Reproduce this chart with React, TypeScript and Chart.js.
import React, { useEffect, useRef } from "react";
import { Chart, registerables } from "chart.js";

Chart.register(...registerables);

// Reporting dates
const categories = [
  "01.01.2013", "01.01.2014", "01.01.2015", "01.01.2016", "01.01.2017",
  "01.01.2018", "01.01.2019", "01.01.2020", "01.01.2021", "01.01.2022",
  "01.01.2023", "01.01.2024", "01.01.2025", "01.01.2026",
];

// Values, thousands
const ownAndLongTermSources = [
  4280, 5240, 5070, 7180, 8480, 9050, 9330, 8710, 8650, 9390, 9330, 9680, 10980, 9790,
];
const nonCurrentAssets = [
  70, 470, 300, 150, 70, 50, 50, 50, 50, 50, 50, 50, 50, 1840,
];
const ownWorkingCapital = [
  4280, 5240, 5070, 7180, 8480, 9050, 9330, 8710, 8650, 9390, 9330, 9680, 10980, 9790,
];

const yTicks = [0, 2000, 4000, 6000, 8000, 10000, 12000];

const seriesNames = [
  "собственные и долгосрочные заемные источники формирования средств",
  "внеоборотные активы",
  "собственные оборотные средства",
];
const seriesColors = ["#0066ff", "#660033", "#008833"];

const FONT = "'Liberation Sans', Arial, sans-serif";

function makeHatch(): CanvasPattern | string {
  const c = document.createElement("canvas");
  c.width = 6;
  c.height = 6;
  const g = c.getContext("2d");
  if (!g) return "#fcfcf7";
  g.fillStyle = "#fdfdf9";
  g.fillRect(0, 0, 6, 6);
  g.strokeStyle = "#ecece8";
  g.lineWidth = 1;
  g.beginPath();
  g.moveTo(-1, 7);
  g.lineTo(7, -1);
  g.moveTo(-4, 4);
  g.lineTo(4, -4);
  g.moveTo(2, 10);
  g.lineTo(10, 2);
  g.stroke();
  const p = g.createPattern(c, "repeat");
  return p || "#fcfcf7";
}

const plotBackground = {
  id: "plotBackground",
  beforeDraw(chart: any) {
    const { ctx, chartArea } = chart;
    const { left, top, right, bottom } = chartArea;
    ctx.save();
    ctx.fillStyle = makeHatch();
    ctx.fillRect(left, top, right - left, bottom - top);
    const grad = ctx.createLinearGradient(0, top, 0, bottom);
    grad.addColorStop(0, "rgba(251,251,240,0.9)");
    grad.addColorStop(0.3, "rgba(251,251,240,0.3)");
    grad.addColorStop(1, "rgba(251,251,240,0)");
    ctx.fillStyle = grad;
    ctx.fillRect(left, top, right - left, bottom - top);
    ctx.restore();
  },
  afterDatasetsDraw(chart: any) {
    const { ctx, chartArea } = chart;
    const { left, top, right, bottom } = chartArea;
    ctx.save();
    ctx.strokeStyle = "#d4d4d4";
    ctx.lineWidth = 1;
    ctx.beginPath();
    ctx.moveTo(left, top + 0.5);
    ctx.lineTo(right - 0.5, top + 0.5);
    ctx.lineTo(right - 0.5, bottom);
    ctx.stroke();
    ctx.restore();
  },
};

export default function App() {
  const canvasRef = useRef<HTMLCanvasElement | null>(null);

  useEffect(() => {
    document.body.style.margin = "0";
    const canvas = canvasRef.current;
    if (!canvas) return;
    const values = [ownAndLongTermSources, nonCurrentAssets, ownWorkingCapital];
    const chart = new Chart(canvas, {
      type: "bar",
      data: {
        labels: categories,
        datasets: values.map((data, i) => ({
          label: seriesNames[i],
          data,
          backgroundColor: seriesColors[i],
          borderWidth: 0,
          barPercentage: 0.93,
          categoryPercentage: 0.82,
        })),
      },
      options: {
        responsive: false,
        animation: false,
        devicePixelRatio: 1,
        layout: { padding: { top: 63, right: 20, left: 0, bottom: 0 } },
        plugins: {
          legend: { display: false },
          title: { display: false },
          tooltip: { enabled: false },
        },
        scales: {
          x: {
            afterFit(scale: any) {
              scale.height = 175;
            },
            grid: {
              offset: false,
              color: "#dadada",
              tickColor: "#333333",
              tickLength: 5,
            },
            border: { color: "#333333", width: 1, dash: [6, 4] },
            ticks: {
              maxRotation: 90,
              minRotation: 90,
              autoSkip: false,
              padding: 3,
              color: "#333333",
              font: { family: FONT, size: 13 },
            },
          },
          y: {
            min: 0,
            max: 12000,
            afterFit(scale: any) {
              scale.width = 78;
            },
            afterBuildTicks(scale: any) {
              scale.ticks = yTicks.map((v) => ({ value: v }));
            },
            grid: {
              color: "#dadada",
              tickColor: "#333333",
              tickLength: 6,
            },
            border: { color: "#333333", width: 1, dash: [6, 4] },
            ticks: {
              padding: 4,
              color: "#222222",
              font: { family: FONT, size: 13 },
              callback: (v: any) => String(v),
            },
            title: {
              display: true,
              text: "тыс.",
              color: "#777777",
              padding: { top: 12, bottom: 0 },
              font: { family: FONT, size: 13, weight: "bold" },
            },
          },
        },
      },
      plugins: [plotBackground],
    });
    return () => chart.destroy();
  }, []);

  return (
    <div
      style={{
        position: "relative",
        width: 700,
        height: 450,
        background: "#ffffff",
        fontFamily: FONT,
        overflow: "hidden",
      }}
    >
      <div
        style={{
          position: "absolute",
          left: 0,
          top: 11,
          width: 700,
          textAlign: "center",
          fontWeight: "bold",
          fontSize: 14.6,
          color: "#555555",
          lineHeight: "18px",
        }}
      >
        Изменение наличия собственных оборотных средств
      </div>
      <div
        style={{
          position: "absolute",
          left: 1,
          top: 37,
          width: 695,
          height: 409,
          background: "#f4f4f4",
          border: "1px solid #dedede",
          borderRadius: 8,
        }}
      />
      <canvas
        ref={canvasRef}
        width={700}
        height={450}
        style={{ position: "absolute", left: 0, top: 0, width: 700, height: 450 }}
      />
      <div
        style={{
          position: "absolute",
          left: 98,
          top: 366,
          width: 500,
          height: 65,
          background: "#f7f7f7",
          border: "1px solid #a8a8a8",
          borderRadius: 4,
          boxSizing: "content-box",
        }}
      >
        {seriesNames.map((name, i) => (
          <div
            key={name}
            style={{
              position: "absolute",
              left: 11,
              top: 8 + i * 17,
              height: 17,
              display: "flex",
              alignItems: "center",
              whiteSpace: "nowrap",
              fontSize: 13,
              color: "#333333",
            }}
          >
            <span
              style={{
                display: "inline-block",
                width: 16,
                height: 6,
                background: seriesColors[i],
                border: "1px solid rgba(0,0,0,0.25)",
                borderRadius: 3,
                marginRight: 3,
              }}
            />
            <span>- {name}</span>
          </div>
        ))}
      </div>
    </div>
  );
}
---
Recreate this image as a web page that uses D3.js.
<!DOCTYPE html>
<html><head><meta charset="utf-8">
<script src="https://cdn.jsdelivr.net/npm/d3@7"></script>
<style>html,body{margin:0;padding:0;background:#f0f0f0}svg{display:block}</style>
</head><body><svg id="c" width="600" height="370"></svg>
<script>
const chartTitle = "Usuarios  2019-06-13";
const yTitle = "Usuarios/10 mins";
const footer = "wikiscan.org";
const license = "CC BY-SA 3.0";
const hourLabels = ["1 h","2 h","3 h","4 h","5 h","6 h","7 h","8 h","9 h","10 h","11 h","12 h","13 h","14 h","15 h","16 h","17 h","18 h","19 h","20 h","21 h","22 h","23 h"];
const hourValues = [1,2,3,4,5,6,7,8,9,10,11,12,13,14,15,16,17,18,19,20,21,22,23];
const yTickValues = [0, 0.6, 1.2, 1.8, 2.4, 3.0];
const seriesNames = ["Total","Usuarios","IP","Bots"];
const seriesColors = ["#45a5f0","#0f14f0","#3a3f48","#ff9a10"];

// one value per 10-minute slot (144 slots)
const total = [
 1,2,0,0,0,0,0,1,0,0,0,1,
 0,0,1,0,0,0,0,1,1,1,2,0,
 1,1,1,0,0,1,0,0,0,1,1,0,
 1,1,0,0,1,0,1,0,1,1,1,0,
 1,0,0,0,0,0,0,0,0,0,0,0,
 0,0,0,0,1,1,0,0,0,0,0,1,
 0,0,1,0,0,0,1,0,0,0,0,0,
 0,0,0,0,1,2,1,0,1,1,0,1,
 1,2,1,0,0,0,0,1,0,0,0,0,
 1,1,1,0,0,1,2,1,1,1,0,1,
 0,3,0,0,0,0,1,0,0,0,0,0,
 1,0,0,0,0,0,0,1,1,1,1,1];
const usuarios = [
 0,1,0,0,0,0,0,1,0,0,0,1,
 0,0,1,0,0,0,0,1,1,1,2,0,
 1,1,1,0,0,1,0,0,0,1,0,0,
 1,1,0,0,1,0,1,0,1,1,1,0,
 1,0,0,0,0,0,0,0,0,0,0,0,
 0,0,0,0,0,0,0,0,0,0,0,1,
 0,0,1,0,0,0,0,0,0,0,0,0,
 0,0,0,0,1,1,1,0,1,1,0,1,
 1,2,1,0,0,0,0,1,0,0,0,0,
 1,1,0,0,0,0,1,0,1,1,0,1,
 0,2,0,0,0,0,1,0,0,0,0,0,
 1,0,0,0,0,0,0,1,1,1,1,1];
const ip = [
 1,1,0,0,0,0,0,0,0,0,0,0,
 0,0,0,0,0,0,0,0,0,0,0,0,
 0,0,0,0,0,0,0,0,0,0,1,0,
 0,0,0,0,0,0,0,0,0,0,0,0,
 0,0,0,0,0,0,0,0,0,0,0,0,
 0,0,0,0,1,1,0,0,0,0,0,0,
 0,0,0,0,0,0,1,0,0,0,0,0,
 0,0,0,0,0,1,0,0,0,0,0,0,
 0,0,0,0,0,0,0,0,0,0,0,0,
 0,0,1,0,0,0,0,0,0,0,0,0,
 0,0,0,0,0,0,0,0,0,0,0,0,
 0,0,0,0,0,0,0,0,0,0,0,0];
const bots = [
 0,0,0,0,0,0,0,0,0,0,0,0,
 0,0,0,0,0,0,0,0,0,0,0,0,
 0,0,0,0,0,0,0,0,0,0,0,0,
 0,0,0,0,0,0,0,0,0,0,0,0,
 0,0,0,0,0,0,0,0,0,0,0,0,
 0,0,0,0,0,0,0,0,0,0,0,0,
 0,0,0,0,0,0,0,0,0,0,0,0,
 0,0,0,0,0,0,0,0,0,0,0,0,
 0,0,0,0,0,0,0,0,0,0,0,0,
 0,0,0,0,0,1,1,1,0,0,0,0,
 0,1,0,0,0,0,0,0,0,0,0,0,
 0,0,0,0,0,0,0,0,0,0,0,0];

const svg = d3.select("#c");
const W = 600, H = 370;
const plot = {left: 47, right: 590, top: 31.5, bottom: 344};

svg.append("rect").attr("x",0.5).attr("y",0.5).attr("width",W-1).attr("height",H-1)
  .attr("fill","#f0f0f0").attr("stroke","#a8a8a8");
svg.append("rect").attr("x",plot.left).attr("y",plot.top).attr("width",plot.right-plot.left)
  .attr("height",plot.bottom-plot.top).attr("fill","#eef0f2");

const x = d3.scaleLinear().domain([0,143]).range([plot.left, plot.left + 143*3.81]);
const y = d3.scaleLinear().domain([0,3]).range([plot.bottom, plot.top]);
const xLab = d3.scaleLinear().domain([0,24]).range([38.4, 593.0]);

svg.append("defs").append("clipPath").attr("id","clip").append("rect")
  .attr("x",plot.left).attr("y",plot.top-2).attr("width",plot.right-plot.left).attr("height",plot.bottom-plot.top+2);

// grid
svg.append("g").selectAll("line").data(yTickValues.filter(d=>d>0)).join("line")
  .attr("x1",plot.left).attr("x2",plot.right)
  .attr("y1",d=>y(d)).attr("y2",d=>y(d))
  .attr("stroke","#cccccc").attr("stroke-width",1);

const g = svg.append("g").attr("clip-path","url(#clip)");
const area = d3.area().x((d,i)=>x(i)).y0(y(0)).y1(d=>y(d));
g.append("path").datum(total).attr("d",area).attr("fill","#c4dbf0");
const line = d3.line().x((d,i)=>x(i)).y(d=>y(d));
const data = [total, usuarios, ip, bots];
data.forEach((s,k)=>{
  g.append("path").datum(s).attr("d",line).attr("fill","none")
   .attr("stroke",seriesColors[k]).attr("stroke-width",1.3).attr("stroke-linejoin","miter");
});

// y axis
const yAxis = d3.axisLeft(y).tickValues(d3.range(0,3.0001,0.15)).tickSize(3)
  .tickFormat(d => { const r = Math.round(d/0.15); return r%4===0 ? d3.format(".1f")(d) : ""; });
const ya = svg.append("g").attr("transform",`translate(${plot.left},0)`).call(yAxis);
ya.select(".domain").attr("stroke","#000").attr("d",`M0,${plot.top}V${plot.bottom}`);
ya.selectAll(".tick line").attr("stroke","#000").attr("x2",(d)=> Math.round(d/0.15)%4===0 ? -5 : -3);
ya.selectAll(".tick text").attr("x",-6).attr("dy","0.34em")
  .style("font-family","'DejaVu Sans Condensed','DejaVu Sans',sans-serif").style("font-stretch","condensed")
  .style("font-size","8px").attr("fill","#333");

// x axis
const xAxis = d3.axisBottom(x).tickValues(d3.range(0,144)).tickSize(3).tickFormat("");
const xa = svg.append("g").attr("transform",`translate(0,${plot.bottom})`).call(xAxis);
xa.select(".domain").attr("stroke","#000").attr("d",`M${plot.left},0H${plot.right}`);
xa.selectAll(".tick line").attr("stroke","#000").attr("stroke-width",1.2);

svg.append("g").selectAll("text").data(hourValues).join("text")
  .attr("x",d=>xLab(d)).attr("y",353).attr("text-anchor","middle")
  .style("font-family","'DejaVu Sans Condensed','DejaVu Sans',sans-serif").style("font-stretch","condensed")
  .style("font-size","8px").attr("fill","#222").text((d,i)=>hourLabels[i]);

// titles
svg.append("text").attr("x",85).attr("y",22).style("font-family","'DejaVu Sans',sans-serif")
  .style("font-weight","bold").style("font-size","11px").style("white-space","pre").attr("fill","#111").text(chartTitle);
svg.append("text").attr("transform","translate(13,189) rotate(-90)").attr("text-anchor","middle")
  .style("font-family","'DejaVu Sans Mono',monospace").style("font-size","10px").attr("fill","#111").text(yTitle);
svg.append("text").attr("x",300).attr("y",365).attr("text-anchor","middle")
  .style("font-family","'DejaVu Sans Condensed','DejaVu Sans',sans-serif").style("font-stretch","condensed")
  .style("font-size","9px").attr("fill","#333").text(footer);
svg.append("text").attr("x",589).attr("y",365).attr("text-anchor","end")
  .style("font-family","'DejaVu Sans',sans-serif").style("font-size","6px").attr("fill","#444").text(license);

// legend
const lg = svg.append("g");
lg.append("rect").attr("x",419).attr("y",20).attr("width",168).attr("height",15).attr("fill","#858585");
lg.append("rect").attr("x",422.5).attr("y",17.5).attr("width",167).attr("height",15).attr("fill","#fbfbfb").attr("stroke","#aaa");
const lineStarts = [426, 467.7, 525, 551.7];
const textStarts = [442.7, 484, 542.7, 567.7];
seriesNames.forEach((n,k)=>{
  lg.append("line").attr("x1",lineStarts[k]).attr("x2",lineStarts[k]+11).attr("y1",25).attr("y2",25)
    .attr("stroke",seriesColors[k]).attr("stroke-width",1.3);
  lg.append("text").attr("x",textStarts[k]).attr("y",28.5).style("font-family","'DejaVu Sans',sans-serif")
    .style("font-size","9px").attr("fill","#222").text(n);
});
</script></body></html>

TASK INSTRUCTIONS:
Starting with the line that contains "Reproduce this chart", repeat each line exactly, and stop once the line that contains "Chart.register(...registerables);" has been repeated.

PROBLEM SOLUTION:
Reproduce this chart with React, TypeScript and Chart.js.
import React, { useEffect, useRef } from "react";
import { Chart, registerables } from "chart.js";

Chart.register(...registerables);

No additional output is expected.